*TASK BRIEF*:
Go through the lines below and copy each one that holds the string "this".

*GIVEN MATERIAL*:

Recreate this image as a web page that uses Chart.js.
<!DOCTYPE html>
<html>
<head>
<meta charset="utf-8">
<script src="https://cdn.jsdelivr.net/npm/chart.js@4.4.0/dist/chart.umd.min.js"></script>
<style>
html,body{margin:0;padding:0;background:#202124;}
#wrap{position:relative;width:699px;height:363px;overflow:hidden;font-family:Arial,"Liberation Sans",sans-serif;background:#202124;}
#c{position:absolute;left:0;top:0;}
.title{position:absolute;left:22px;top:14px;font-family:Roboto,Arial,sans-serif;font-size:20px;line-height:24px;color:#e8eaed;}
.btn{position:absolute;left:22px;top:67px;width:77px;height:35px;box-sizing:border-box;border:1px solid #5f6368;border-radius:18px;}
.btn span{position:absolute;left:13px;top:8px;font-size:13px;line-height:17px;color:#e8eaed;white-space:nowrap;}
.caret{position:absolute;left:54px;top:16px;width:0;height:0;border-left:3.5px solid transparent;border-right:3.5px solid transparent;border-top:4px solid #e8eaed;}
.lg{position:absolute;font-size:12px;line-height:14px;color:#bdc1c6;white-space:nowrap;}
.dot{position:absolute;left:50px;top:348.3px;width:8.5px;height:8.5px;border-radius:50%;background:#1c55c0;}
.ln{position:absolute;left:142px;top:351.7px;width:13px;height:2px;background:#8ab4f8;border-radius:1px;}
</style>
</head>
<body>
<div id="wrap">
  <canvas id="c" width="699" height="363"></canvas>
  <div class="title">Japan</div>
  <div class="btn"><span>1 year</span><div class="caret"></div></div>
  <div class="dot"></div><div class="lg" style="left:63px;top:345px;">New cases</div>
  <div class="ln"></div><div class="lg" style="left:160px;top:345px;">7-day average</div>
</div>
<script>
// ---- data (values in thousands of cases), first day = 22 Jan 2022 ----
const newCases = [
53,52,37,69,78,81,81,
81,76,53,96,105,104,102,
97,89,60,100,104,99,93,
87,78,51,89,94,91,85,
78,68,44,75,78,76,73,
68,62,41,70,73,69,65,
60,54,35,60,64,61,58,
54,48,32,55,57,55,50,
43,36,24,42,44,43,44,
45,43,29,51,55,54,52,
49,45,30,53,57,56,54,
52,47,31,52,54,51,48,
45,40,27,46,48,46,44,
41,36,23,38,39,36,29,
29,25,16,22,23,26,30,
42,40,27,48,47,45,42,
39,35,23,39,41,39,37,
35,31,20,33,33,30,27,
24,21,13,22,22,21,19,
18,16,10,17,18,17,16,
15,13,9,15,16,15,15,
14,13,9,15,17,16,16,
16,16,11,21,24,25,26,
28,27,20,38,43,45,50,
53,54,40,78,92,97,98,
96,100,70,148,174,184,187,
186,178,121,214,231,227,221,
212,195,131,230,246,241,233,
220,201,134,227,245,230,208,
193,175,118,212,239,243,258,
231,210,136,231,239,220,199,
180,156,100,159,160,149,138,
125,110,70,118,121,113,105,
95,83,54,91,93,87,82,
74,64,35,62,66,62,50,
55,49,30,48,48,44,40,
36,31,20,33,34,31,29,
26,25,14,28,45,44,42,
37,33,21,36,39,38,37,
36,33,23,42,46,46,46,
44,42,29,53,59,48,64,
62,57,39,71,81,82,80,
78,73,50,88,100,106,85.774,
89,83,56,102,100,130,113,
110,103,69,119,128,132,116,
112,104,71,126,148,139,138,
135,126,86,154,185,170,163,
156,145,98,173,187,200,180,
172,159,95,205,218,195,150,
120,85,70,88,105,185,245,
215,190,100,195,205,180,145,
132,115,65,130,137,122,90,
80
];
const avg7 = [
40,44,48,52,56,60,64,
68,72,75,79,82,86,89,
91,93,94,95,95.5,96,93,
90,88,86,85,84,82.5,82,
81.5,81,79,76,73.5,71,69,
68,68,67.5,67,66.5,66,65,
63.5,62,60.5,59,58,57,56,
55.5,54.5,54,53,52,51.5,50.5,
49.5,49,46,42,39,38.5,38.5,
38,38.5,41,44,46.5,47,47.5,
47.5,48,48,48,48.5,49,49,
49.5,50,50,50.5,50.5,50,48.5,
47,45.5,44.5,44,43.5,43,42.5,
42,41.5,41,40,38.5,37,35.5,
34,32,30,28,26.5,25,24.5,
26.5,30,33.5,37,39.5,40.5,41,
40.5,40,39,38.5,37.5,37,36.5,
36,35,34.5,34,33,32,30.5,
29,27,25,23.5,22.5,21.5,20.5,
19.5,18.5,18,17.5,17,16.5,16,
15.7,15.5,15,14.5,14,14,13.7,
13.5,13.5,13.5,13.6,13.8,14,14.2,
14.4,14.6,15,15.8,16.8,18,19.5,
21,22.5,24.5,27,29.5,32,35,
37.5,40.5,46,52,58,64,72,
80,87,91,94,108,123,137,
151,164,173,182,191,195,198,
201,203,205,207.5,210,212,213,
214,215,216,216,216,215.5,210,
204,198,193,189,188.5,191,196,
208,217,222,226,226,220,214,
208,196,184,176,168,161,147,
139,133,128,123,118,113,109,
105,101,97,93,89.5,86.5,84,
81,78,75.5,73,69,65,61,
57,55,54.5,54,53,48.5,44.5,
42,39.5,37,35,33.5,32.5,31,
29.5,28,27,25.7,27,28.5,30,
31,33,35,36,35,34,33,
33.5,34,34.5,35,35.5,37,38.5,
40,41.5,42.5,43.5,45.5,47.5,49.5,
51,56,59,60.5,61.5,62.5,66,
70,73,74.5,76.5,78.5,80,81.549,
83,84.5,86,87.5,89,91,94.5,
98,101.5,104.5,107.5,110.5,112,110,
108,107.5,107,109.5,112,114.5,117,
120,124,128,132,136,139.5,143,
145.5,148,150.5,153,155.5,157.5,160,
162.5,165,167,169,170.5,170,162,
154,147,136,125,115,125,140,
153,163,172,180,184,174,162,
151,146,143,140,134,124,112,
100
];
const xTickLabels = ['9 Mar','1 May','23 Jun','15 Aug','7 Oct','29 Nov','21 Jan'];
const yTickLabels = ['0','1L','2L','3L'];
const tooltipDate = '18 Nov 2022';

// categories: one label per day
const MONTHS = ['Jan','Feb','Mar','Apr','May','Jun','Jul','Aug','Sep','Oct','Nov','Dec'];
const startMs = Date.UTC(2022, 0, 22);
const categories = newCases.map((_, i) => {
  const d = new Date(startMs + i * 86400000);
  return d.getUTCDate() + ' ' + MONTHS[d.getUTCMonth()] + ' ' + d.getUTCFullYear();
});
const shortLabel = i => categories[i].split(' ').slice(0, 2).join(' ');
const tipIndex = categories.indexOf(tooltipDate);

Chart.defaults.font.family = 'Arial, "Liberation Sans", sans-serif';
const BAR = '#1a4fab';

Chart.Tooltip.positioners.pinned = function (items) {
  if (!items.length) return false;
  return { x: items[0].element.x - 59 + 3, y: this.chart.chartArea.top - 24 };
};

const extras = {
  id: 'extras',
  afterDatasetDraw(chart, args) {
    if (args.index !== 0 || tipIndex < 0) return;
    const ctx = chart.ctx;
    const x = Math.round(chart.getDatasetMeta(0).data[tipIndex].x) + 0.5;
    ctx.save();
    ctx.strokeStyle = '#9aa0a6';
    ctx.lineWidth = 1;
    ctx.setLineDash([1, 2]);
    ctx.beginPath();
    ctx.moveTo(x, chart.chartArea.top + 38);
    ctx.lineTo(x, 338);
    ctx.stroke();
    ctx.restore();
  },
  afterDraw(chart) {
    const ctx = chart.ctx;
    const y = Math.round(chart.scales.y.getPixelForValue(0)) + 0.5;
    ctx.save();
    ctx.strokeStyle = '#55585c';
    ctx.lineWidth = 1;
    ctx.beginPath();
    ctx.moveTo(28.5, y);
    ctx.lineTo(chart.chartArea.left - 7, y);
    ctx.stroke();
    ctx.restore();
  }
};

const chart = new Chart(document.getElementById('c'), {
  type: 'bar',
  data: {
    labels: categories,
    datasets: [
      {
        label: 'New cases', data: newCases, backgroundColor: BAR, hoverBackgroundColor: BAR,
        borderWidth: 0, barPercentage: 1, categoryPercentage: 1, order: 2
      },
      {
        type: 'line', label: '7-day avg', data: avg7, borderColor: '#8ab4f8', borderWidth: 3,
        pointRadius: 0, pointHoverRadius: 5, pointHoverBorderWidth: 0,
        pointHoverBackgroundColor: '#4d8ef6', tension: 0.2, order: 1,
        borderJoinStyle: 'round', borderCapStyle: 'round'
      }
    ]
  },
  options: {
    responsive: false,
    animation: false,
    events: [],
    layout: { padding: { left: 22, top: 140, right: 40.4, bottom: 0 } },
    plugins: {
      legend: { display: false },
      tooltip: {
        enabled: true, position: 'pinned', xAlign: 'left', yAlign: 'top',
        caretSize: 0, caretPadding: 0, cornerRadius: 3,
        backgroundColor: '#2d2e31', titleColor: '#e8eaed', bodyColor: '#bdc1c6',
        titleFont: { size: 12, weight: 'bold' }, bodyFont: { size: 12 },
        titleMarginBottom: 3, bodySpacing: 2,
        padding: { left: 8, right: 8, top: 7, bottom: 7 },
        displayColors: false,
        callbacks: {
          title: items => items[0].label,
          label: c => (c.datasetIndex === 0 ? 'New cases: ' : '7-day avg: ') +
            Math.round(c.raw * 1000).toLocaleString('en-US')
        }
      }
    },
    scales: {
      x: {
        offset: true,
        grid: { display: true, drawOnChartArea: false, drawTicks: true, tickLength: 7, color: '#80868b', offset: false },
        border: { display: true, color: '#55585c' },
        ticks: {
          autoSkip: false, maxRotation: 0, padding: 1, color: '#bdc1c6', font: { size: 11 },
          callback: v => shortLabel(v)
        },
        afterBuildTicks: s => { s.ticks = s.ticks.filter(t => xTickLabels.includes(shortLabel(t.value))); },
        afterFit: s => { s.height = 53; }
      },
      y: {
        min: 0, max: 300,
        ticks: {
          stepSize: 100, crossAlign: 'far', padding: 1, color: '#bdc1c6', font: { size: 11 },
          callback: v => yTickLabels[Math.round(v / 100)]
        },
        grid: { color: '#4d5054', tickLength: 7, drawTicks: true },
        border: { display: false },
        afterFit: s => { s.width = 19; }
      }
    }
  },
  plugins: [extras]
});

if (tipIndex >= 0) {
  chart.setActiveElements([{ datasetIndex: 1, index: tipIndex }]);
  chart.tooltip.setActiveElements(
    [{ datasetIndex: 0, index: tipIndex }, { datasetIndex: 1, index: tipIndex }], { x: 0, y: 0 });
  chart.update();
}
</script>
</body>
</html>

*RESULT BELOW*:
Recreate this image as a web page that uses Chart.js.
  return { x: items[0].element.x - 59 + 3, y: this.chart.chartArea.top - 24 };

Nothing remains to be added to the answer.